What is asked: Copy the records that follow exactly as written, but not their pictures.
-- start of Given entries --
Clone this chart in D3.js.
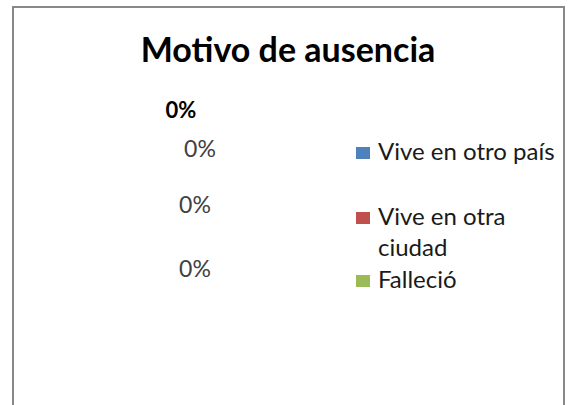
<!DOCTYPE html>
<html>
<head>
<meta charset="utf-8">
<script src="https://cdn.jsdelivr.net/npm/d3@7"></script>
<style>
  body { margin: 0; background: #fff; }
  text { font-family: Lato, "Open Sans", sans-serif; }
</style>
</head>
<body>
<svg id="chart"></svg>
<script>
// chart data
const title = "Motivo de ausencia";
const categories = ["Vive en otro país", "Vive en otra ciudad", "Falleció"];
const values = [0, 0, 0];
const colors = ["#4F81BD", "#C0504D", "#9BBB59"];

const width = 569, height = 405;

const svg = d3.select("#chart")
    .attr("width", width)
    .attr("height", height);

// chart frame (bottom edge runs off the picture)
svg.append("path")
    .attr("d", `M13,${height + 5} V7 H564 V${height + 5}`)
    .attr("fill", "none")
    .attr("stroke", "#888")
    .attr("stroke-width", 2);

svg.append("text")
    .attr("x", 288)
    .attr("y", 62)
    .attr("text-anchor", "middle")
    .style("font-size", "34px")
    .style("font-weight", "bold")
    .style("fill", "#000")
    .text(title);

// pie with all zero values -> empty slices, only labels are left
const total = d3.sum(values);
const pct = d => total > 0 ? d3.format(".0%")(d / total) : "0%";
const pie = d3.pie().sort(null)(values);
const arc = d3.arc().innerRadius(0).outerRadius(60);

const pieG = svg.append("g").attr("transform", "translate(195,215)");
pieG.selectAll("path.slice")
    .data(pie)
    .join("path")
    .attr("class", "slice")
    .attr("d", arc)
    .attr("fill", (d, i) => colors[i]);

// label stack Excel uses for zero-size slices
const labelX = d3.scaleOrdinal().domain(categories).range([200, 195, 195]);
const labelY = d3.scaleOrdinal().domain(categories).range([157, 213, 277]);

svg.append("text")
    .attr("x", 181)
    .attr("y", 118)
    .attr("text-anchor", "middle")
    .style("font-size", "22px")
    .style("font-weight", "bold")
    .style("fill", "#000")
    .text(pct(total));

svg.selectAll("text.lbl")
    .data(pie)
    .join("text")
    .attr("class", "lbl")
    .attr("x", (d, i) => labelX(categories[i]))
    .attr("y", (d, i) => labelY(categories[i]))
    .attr("text-anchor", "middle")
    .style("font-size", "23px")
    .style("fill", "#404040")
    .text(d => pct(d.value));

// legend
const legendY = d3.scaleOrdinal().domain(categories).range([160, 225, 288]);
const legend = svg.selectAll("g.legend")
    .data(categories)
    .join("g")
    .attr("class", "legend")
    .attr("transform", d => `translate(356,${legendY(d)})`);

legend.append("rect")
    .attr("y", -13)
    .attr("width", 14)
    .attr("height", 12)
    .attr("fill", (d, i) => colors[i]);

legend.append("text")
    .attr("x", 22)
    .style("font-size", "24px")
    .style("fill", "#1a1a1a")
    .each(function(d) {
      // wrap long names like Excel does
      const t = d3.select(this);
      const words = d.split(" ");
      let line = [], tspan = t.append("tspan").attr("x", 22).attr("dy", 0);
      words.forEach(w => {
        line.push(w);
        tspan.text(line.join(" "));
        if (tspan.node().getComputedTextLength() > 185 && line.length > 1) {
          line.pop();
          tspan.text(line.join(" "));
          line = [w];
          tspan = t.append("tspan").attr("x", 22).attr("dy", 31).text(w);
        }
      });
    });
</script>
</body>
</html>
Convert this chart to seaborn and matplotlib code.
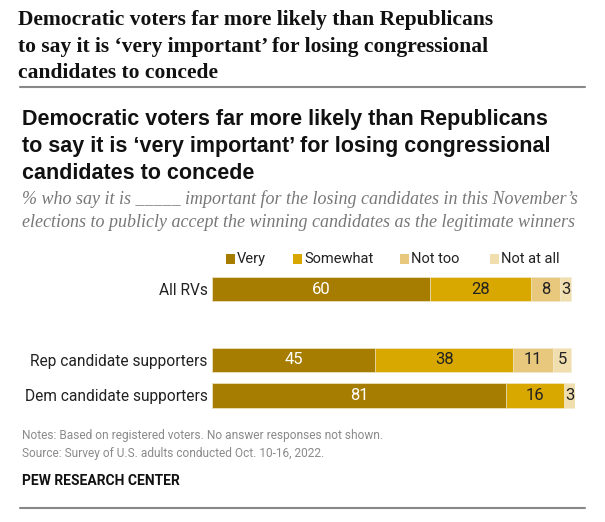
import matplotlib
matplotlib.use("Agg")
import matplotlib.pyplot as plt
import seaborn as sns
import pandas as pd
import numpy as np
from matplotlib.patches import Rectangle
from matplotlib.lines import Line2D
from matplotlib import font_manager

groups = ["All RVs", "Rep candidate supporters", "Dem candidate supporters"]
responses = ["Very", "Somewhat", "Not too", "Not at all"]
very = [60, 45, 81]
somewhat = [28, 38, 16]
not_too = [8, 11, 0]
not_at_all = [3, 5, 3]
colors = ["#A67D00", "#D9A800", "#E8C87C", "#F1DEAE"]
label_colors = ["white", "#222222", "#222222", "#222222"]

title = ("Democratic voters far more likely than Republicans\n"
         "to say it is \u2018very important\u2019 for losing congressional\n"
         "candidates to concede")
subtitle = ("% who say it is _____ important for the losing candidates in this November\u2019s\n"
            "elections to publicly accept the winning candidates as the legitimate winners")
notes = ("Notes: Based on registered voters. No answer responses not shown.\n"
         "Source: Survey of U.S. adults conducted Oct. 10-16, 2022.")
credit = "PEW RESEARCH CENTER"

names = {f.name for f in font_manager.fontManager.ttflist}
narrow = "Liberation Sans Narrow" if "Liberation Sans Narrow" in names else "Roboto"

sns.set_theme(style="white")
plt.rcParams["font.family"] = [narrow, "DejaVu Sans"]

W, H = 605, 522
fig = plt.figure(figsize=(W / 100, H / 100), dpi=100)
fig.patch.set_facecolor("white")

def fx(x):
    return x / W

def fy(y):
    return 1 - y / H

# Axes placement
left_px, width_px = 212, 363
top_px, bottom_px = 271.25, 413.25
ax = fig.add_axes([fx(left_px), fy(bottom_px), width_px / W, (bottom_px - top_px) / H])

order = ["All RVs", " ", "Rep candidate supporters", "Dem candidate supporters"]
series = [very, somewhat, not_too, not_at_all]
cum = np.zeros(len(groups))
cums = []
for s in series:
    cum = cum + np.array(s)
    cums.append(cum.copy())

# draw from total down so earlier segments overlay
for i in reversed(range(len(series))):
    d = pd.DataFrame({"group": groups, "value": cums[i]})
    sns.barplot(data=d, x="value", y="group", order=order, color=colors[i],
                width=0.68, ax=ax, saturation=1, edgecolor="#f4ecd8", linewidth=0.5)

ax.set_xlim(0, 100)
ax.set_ylim(3.5, -0.5)
ax.set_xlabel("")
ax.set_ylabel("")
ax.set_xticks([])
for sp in ax.spines.values():
    sp.set_visible(False)
ax.tick_params(axis="y", length=0, pad=3, labelsize=11.2, labelcolor="#222222")

ypos = {g: order.index(g) for g in groups}
for i, s in enumerate(series):
    starts = cums[i] - np.array(s)
    for j, g in enumerate(groups):
        v = s[j]
        if v <= 0:
            continue
        ax.text(starts[j] + v / 2, ypos[g], str(v), ha="center", va="center",
                fontsize=12, color=label_colors[i])

# Legend
leg_sq = [226, 293, 400, 490]
for i, r in enumerate(responses):
    fig.add_artist(Rectangle((fx(leg_sq[i]), fy(263.5)), 9 / W, 9 / H,
                             transform=fig.transFigure, color=colors[i], lw=0))
    fig.text(fx(leg_sq[i] + 11), fy(259), r, ha="left", va="center",
             fontsize=10.5, color="#222222")

# Titles
fig.text(fx(18), fy(10), title, ha="left", va="top", fontsize=15.5,
         family=["Liberation Serif", "DejaVu Serif"], weight="bold",
         color="#111111", linespacing=1.45)
fig.add_artist(Line2D([fx(20), fx(585)], [fy(87), fy(87)], color="#888888", lw=1.5,
                      transform=fig.transFigure))
fig.text(fx(22), fy(109), title, ha="left", va="top", fontsize=15.5,
         family=["Liberation Sans", "DejaVu Sans"], weight="bold",
         color="#111111", linespacing=1.38)
fig.text(fx(22), fy(190), subtitle, ha="left", va="top", fontsize=13,
         family=["Liberation Serif", "DejaVu Serif"], style="italic",
         color="#777777", linespacing=1.48)

fig.text(fx(22), fy(429), notes, ha="left", va="top", fontsize=8.6,
         color="#8a8a8a", linespacing=1.5)
fig.text(fx(22), fy(474), credit, ha="left", va="top", fontsize=10,
         weight="bold", color="#111111")
fig.add_artist(Line2D([fx(20), fx(585)], [fy(508), fy(508)], color="#888888", lw=1.5,
                      transform=fig.transFigure))

fig.savefig("out.png", dpi=100, facecolor="white")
-- end of Given entries --
Answer to the problem:
Clone this chart in D3.js.
<!DOCTYPE html>
<html>
<head>
<meta charset="utf-8">
<script src="https://cdn.jsdelivr.net/npm/d3@7"></script>
<style>
  body { margin: 0; background: #fff; }
  text { font-family: Lato, "Open Sans", sans-serif; }
</style>
</head>
<body>
<svg id="chart"></svg>
<script>
// chart data
const title = "Motivo de ausencia";
const categories = ["Vive en otro país", "Vive en otra ciudad", "Falleció"];
const values = [0, 0, 0];
const colors = ["#4F81BD", "#C0504D", "#9BBB59"];

const width = 569, height = 405;

const svg = d3.select("#chart")
    .attr("width", width)
    .attr("height", height);

// chart frame (bottom edge runs off the picture)
svg.append("path")
    .attr("d", `M13,${height + 5} V7 H564 V${height + 5}`)
    .attr("fill", "none")
    .attr("stroke", "#888")
    .attr("stroke-width", 2);

svg.append("text")
    .attr("x", 288)
    .attr("y", 62)
    .attr("text-anchor", "middle")
    .style("font-size", "34px")
    .style("font-weight", "bold")
    .style("fill", "#000")
    .text(title);

// pie with all zero values -> empty slices, only labels are left
const total = d3.sum(values);
const pct = d => total > 0 ? d3.format(".0%")(d / total) : "0%";
const pie = d3.pie().sort(null)(values);
const arc = d3.arc().innerRadius(0).outerRadius(60);

const pieG = svg.append("g").attr("transform", "translate(195,215)");
pieG.selectAll("path.slice")
    .data(pie)
    .join("path")
    .attr("class", "slice")
    .attr("d", arc)
    .attr("fill", (d, i) => colors[i]);

// label stack Excel uses for zero-size slices
const labelX = d3.scaleOrdinal().domain(categories).range([200, 195, 195]);
const labelY = d3.scaleOrdinal().domain(categories).range([157, 213, 277]);

svg.append("text")
    .attr("x", 181)
    .attr("y", 118)
    .attr("text-anchor", "middle")
    .style("font-size", "22px")
    .style("font-weight", "bold")
    .style("fill", "#000")
    .text(pct(total));

svg.selectAll("text.lbl")
    .data(pie)
    .join("text")
    .attr("class", "lbl")
    .attr("x", (d, i) => labelX(categories[i]))
    .attr("y", (d, i) => labelY(categories[i]))
    .attr("text-anchor", "middle")
    .style("font-size", "23px")
    .style("fill", "#404040")
    .text(d => pct(d.value));

// legend
const legendY = d3.scaleOrdinal().domain(categories).range([160, 225, 288]);
const legend = svg.selectAll("g.legend")
    .data(categories)
    .join("g")
    .attr("class", "legend")
    .attr("transform", d => `translate(356,${legendY(d)})`);

legend.append("rect")
    .attr("y", -13)
    .attr("width", 14)
    .attr("height", 12)
    .attr("fill", (d, i) => colors[i]);

legend.append("text")
    .attr("x", 22)
    .style("font-size", "24px")
    .style("fill", "#1a1a1a")
    .each(function(d) {
      // wrap long names like Excel does
      const t = d3.select(this);
      const words = d.split(" ");
      let line = [], tspan = t.append("tspan").attr("x", 22).attr("dy", 0);
      words.forEach(w => {
        line.push(w);
        tspan.text(line.join(" "));
        if (tspan.node().getComputedTextLength() > 185 && line.length > 1) {
          line.pop();
          tspan.text(line.join(" "));
          line = [w];
          tspan = t.append("tspan").attr("x", 22).attr("dy", 31).text(w);
        }
      });
    });
</script>
</body>
</html>
Convert this chart to seaborn and matplotlib code.
import matplotlib
matplotlib.use("Agg")
import matplotlib.pyplot as plt
import seaborn as sns
import pandas as pd
import numpy as np
from matplotlib.patches import Rectangle
from matplotlib.lines import Line2D
from matplotlib import font_manager

groups = ["All RVs", "Rep candidate supporters", "Dem candidate supporters"]
responses = ["Very", "Somewhat", "Not too", "Not at all"]
very = [60, 45, 81]
somewhat = [28, 38, 16]
not_too = [8, 11, 0]
not_at_all = [3, 5, 3]
colors = ["#A67D00", "#D9A800", "#E8C87C", "#F1DEAE"]
label_colors = ["white", "#222222", "#222222", "#222222"]

title = ("Democratic voters far more likely than Republicans\n"
         "to say it is \u2018very important\u2019 for losing congressional\n"
         "candidates to concede")
subtitle = ("% who say it is _____ important for the losing candidates in this November\u2019s\n"
            "elections to publicly accept the winning candidates as the legitimate winners")
notes = ("Notes: Based on registered voters. No answer responses not shown.\n"
         "Source: Survey of U.S. adults conducted Oct. 10-16, 2022.")
credit = "PEW RESEARCH CENTER"

names = {f.name for f in font_manager.fontManager.ttflist}
narrow = "Liberation Sans Narrow" if "Liberation Sans Narrow" in names else "Roboto"

sns.set_theme(style="white")
plt.rcParams["font.family"] = [narrow, "DejaVu Sans"]

W, H = 605, 522
fig = plt.figure(figsize=(W / 100, H / 100), dpi=100)
fig.patch.set_facecolor("white")

def fx(x):
    return x / W

def fy(y):
    return 1 - y / H

# Axes placement
left_px, width_px = 212, 363
top_px, bottom_px = 271.25, 413.25
ax = fig.add_axes([fx(left_px), fy(bottom_px), width_px / W, (bottom_px - top_px) / H])

order = ["All RVs", " ", "Rep candidate supporters", "Dem candidate supporters"]
series = [very, somewhat, not_too, not_at_all]
cum = np.zeros(len(groups))
cums = []
for s in series:
    cum = cum + np.array(s)
    cums.append(cum.copy())

# draw from total down so earlier segments overlay
for i in reversed(range(len(series))):
    d = pd.DataFrame({"group": groups, "value": cums[i]})
    sns.barplot(data=d, x="value", y="group", order=order, color=colors[i],
                width=0.68, ax=ax, saturation=1, edgecolor="#f4ecd8", linewidth=0.5)

ax.set_xlim(0, 100)
ax.set_ylim(3.5, -0.5)
ax.set_xlabel("")
ax.set_ylabel("")
ax.set_xticks([])
for sp in ax.spines.values():
    sp.set_visible(False)
ax.tick_params(axis="y", length=0, pad=3, labelsize=11.2, labelcolor="#222222")

ypos = {g: order.index(g) for g in groups}
for i, s in enumerate(series):
    starts = cums[i] - np.array(s)
    for j, g in enumerate(groups):
        v = s[j]
        if v <= 0:
            continue
        ax.text(starts[j] + v / 2, ypos[g], str(v), ha="center", va="center",
                fontsize=12, color=label_colors[i])

# Legend
leg_sq = [226, 293, 400, 490]
for i, r in enumerate(responses):
    fig.add_artist(Rectangle((fx(leg_sq[i]), fy(263.5)), 9 / W, 9 / H,
                             transform=fig.transFigure, color=colors[i], lw=0))
    fig.text(fx(leg_sq[i] + 11), fy(259), r, ha="left", va="center",
             fontsize=10.5, color="#222222")

# Titles
fig.text(fx(18), fy(10), title, ha="left", va="top", fontsize=15.5,
         family=["Liberation Serif", "DejaVu Serif"], weight="bold",
         color="#111111", linespacing=1.45)
fig.add_artist(Line2D([fx(20), fx(585)], [fy(87), fy(87)], color="#888888", lw=1.5,
                      transform=fig.transFigure))
fig.text(fx(22), fy(109), title, ha="left", va="top", fontsize=15.5,
         family=["Liberation Sans", "DejaVu Sans"], weight="bold",
         color="#111111", linespacing=1.38)
fig.text(fx(22), fy(190), subtitle, ha="left", va="top", fontsize=13,
         family=["Liberation Serif", "DejaVu Serif"], style="italic",
         color="#777777", linespacing=1.48)

fig.text(fx(22), fy(429), notes, ha="left", va="top", fontsize=8.6,
         color="#8a8a8a", linespacing=1.5)
fig.text(fx(22), fy(474), credit, ha="left", va="top", fontsize=10,
         weight="bold", color="#111111")
fig.add_artist(Line2D([fx(20), fx(585)], [fy(508), fy(508)], color="#888888", lw=1.5,
                      transform=fig.transFigure))

fig.savefig("out.png", dpi=100, facecolor="white")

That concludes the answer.